Rows from a dataset of charts and code:
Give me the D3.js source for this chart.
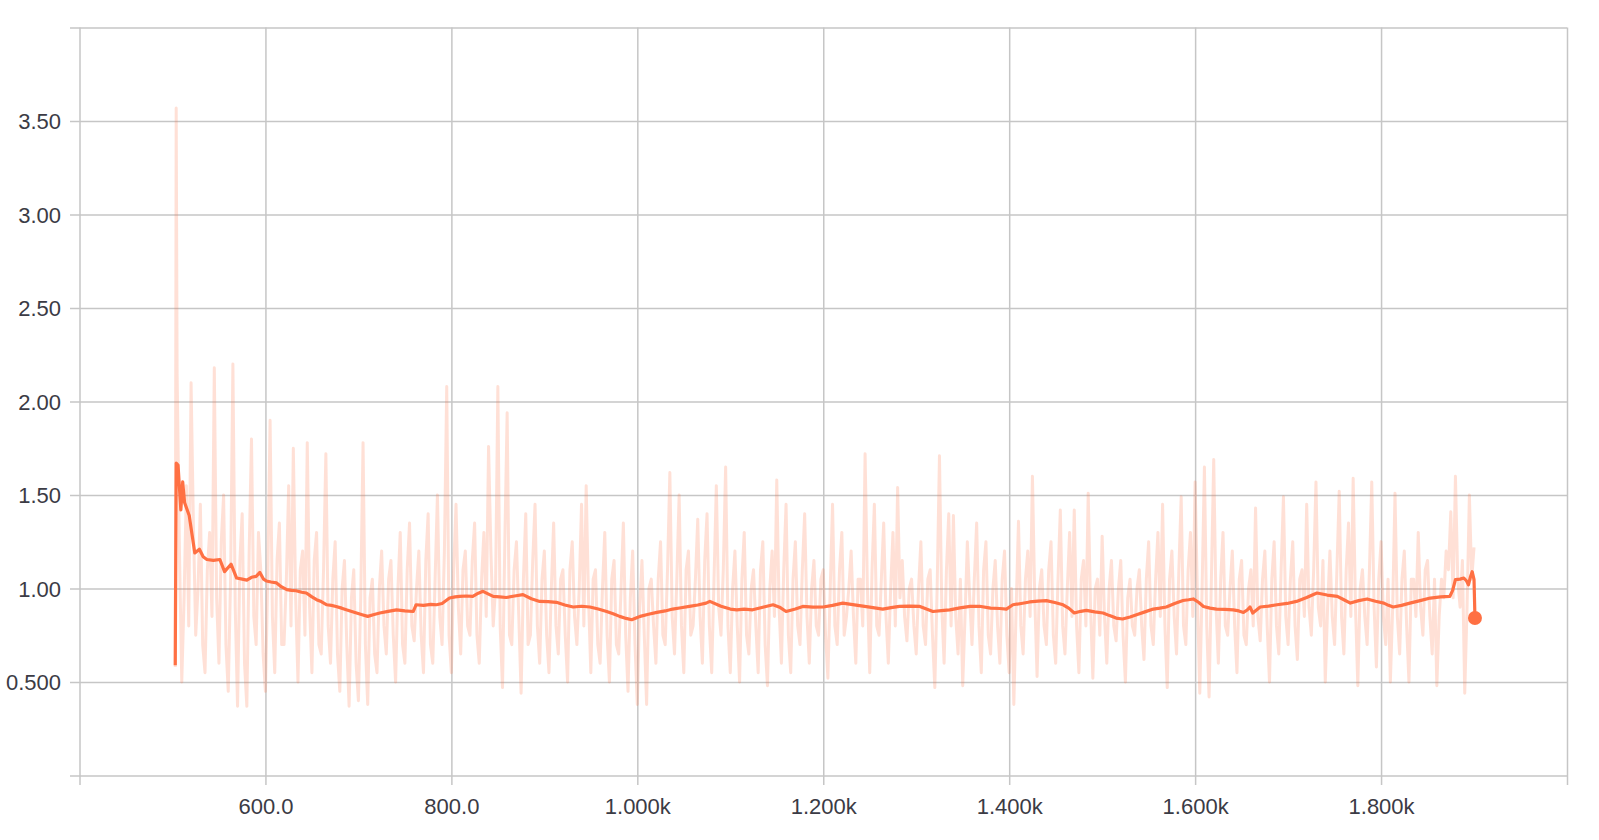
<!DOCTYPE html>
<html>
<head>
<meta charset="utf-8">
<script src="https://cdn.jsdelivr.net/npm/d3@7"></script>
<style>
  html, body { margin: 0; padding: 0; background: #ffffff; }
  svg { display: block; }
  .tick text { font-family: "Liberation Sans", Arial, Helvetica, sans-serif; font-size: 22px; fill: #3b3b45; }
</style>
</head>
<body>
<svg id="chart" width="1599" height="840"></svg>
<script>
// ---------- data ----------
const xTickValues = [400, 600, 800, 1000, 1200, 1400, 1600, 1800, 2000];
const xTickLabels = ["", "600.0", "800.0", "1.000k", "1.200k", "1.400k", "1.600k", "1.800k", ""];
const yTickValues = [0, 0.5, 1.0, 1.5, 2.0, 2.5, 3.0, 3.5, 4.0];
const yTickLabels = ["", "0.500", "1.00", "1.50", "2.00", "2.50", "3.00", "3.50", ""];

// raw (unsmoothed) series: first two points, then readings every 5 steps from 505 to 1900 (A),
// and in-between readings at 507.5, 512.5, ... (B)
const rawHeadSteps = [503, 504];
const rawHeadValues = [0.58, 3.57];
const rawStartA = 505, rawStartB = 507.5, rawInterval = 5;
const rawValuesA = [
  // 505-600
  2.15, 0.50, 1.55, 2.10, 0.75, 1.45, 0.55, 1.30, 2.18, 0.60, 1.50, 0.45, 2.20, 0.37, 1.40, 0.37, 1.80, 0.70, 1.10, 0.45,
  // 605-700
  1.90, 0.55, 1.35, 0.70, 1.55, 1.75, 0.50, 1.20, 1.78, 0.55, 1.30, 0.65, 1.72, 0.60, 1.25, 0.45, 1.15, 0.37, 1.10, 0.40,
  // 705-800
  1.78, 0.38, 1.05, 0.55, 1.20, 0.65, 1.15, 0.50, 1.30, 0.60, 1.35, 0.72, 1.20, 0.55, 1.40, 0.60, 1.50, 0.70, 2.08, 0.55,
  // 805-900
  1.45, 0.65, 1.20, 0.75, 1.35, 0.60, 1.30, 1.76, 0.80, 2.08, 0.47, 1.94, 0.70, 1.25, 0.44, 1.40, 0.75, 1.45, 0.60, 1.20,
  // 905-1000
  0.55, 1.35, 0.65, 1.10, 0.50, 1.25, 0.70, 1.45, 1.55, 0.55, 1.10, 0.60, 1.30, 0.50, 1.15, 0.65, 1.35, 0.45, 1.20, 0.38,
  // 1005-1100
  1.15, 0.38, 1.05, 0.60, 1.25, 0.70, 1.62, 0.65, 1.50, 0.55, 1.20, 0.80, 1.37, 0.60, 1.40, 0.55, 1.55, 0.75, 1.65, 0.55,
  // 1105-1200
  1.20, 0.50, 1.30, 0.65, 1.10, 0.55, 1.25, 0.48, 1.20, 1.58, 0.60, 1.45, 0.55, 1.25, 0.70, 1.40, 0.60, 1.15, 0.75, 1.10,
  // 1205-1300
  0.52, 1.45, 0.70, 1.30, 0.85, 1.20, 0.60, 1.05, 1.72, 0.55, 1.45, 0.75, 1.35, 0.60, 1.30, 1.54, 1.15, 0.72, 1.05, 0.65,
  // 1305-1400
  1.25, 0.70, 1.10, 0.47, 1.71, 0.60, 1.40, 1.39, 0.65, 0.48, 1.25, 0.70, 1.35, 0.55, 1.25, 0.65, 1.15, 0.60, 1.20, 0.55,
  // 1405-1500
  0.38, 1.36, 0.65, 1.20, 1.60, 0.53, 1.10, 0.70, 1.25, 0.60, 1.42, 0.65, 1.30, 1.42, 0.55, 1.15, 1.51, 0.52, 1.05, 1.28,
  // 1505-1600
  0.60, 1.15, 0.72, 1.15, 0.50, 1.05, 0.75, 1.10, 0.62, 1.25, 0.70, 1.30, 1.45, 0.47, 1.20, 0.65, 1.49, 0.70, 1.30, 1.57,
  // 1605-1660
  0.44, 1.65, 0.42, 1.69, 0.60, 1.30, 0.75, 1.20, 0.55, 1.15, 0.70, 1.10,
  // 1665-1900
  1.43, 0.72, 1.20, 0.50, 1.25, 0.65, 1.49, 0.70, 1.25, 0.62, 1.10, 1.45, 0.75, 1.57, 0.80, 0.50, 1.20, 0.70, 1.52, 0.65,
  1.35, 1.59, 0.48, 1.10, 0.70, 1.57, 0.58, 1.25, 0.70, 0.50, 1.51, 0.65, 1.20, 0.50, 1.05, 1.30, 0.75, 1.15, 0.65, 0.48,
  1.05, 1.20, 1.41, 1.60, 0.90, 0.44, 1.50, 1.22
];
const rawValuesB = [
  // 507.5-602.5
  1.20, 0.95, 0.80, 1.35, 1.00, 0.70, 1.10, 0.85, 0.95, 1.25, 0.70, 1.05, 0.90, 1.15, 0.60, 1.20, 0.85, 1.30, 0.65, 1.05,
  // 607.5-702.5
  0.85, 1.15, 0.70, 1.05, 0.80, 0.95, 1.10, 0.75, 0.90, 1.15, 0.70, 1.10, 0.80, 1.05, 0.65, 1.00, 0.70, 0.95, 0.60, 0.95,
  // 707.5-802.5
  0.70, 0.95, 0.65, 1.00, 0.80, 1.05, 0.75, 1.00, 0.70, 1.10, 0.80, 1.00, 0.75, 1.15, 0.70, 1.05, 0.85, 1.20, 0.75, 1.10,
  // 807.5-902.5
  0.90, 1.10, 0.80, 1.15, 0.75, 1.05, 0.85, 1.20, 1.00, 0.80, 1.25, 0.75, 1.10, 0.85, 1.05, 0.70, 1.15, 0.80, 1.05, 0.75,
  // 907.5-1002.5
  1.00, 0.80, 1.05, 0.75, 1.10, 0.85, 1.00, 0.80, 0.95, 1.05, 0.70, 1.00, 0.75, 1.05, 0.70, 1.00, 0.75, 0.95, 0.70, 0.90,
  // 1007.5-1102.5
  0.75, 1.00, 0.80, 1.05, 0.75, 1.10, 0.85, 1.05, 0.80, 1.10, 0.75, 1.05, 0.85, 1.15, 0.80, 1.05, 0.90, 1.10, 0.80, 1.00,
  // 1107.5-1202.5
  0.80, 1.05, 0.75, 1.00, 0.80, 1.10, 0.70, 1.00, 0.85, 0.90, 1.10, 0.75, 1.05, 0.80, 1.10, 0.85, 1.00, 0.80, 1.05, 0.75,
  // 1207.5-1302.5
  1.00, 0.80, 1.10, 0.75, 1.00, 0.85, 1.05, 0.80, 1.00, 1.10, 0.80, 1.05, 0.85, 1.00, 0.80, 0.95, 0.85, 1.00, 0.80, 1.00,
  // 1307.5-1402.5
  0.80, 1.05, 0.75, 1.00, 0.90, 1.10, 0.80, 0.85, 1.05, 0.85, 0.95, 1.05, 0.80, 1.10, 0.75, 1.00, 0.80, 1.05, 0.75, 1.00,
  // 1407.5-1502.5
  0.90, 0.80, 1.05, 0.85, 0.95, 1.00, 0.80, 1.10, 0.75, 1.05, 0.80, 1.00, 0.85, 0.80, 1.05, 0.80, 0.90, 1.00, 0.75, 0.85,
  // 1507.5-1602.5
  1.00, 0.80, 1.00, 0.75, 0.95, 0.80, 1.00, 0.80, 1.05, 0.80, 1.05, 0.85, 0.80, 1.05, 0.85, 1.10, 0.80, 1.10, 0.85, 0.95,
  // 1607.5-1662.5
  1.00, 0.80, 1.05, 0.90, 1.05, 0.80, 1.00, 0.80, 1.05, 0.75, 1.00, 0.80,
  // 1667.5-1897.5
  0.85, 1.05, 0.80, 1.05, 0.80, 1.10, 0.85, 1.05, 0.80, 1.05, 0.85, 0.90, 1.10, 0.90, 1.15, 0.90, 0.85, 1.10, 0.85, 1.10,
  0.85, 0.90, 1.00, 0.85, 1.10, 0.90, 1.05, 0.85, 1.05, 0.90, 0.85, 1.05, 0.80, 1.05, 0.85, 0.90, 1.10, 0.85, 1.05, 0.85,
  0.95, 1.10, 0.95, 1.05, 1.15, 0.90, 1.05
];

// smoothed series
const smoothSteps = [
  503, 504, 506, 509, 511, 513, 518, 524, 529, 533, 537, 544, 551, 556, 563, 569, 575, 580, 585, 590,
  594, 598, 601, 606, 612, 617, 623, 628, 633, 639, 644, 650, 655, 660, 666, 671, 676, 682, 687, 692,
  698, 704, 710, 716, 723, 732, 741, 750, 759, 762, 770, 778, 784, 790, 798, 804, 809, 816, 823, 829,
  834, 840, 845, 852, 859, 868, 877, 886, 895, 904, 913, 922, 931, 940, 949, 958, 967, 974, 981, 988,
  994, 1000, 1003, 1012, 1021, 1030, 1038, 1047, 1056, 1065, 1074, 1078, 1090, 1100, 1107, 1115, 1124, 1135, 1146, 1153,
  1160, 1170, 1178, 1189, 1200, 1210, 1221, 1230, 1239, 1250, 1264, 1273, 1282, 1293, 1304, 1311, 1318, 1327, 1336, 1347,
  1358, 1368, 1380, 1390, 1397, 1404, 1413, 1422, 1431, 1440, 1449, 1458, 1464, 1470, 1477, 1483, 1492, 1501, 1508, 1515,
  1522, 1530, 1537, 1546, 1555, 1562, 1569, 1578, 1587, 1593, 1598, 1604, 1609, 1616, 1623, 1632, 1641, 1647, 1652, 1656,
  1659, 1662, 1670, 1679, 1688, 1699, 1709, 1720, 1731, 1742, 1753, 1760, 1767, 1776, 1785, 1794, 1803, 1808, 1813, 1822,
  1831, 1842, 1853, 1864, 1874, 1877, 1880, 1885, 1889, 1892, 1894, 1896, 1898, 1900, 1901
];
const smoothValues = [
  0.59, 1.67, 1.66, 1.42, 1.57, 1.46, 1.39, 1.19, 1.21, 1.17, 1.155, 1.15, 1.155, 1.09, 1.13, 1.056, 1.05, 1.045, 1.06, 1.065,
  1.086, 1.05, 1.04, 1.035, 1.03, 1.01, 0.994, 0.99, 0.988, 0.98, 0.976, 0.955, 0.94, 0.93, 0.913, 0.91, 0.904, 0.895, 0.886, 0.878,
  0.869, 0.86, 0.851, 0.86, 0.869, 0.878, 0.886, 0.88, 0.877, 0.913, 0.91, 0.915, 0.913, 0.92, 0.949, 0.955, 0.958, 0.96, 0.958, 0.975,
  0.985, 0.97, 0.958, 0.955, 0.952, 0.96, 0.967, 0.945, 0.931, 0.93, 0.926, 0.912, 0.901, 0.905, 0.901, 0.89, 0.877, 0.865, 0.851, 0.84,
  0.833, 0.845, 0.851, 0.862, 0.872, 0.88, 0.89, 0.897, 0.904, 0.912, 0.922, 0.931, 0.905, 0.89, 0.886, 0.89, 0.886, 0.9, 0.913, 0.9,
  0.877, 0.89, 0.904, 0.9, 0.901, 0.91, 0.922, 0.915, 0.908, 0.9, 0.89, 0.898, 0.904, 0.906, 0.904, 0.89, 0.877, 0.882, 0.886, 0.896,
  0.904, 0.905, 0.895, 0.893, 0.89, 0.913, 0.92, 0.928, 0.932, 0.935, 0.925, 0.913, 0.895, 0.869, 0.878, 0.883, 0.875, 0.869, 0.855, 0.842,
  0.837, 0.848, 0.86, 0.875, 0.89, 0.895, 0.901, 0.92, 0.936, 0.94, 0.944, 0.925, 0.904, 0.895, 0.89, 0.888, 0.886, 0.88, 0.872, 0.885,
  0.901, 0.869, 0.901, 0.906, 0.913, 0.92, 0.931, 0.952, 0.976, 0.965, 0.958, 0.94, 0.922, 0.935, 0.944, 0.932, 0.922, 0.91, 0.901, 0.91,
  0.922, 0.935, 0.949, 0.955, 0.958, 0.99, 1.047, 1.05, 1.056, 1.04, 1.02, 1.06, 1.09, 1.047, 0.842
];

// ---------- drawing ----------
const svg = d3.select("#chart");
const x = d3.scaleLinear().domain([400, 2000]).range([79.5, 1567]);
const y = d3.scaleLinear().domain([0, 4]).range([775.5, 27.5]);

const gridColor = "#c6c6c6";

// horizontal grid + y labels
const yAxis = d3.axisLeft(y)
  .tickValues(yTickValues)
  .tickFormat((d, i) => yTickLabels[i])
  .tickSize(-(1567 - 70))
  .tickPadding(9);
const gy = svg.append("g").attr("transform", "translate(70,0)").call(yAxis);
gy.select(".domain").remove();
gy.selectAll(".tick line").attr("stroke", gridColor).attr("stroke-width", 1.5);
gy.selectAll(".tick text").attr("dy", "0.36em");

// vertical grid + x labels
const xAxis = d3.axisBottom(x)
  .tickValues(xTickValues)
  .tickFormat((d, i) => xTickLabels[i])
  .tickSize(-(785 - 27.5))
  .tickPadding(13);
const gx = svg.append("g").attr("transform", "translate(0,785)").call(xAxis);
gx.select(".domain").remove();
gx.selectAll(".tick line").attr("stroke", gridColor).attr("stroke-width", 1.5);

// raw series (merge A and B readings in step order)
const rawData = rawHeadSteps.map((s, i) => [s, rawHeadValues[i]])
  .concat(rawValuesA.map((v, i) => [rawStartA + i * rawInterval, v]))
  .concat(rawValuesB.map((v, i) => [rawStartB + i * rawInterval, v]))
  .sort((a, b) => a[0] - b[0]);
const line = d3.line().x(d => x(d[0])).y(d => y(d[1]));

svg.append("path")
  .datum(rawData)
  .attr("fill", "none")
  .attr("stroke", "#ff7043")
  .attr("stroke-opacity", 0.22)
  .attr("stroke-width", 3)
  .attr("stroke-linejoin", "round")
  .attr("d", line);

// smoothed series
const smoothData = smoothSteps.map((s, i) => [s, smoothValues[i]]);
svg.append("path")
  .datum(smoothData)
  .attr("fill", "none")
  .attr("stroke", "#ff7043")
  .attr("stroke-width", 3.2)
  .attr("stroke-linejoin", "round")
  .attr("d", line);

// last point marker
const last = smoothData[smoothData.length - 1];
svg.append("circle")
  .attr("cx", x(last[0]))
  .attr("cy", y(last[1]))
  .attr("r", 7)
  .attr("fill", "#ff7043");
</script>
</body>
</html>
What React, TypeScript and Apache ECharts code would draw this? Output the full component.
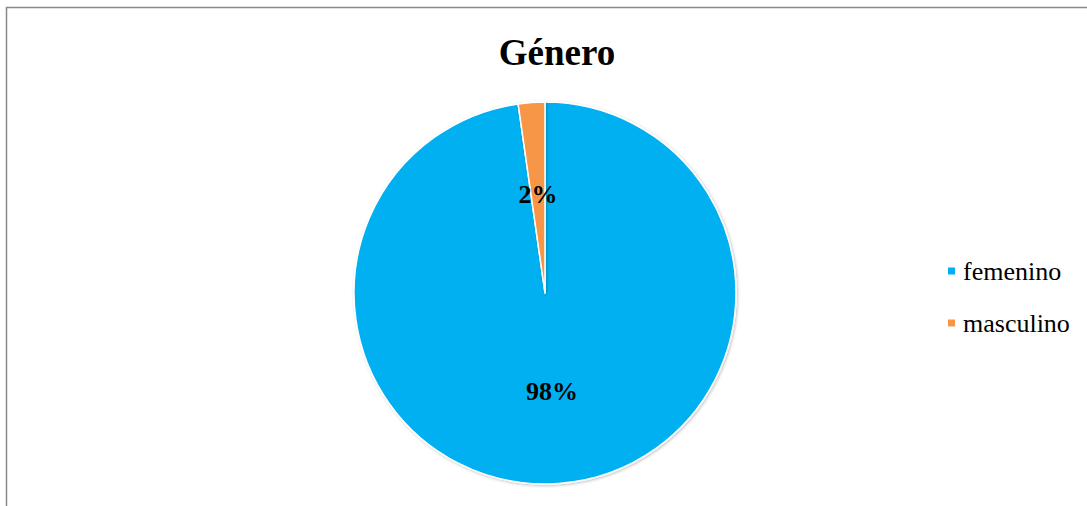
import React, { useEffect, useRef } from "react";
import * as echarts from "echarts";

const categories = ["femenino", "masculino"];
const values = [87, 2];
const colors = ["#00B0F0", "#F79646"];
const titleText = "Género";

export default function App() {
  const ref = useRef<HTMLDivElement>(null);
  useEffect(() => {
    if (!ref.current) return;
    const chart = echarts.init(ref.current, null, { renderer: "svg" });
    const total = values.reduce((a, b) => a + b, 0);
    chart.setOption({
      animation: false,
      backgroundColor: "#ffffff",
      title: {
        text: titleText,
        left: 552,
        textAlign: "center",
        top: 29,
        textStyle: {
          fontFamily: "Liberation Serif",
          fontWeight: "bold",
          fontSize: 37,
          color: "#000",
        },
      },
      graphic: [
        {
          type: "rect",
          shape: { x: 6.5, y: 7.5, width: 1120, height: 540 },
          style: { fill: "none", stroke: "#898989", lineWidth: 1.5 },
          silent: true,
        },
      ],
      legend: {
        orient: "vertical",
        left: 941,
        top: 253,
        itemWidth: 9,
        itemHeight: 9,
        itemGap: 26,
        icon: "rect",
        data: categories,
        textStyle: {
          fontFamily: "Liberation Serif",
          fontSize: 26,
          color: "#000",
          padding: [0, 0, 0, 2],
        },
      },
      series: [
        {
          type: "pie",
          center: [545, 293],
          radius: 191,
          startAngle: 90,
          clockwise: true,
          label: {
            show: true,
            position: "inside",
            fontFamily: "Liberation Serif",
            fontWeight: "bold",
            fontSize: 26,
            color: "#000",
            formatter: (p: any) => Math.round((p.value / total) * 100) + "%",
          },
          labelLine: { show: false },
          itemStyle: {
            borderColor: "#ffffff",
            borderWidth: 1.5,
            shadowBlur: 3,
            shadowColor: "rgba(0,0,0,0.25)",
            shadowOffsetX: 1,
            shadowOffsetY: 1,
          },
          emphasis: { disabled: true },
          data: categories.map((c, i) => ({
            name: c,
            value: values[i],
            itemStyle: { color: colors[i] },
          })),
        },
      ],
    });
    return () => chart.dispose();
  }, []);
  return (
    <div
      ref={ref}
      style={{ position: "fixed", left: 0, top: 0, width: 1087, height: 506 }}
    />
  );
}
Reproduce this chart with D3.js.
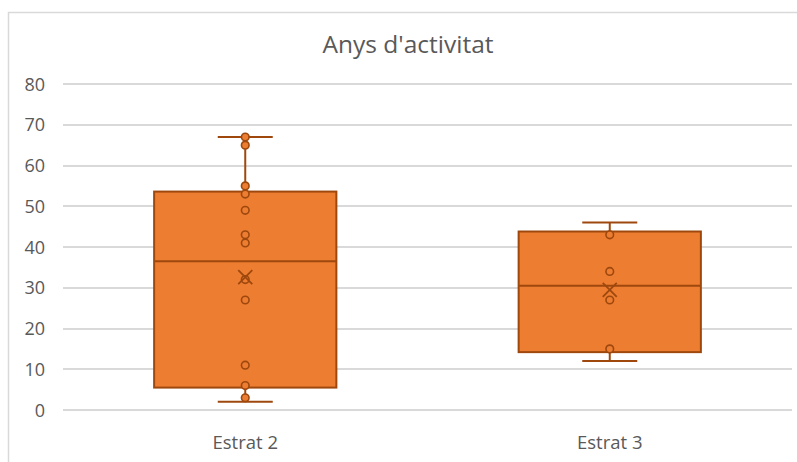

INSTRUCTIONS TO FOLLOW:
Where a line of the material above holds the string "React", copy that line.

OUTPUT OF THE TASK:
What React, TypeScript and Apache ECharts code would draw this? Output the full component.
import React, { useEffect, useRef } from "react";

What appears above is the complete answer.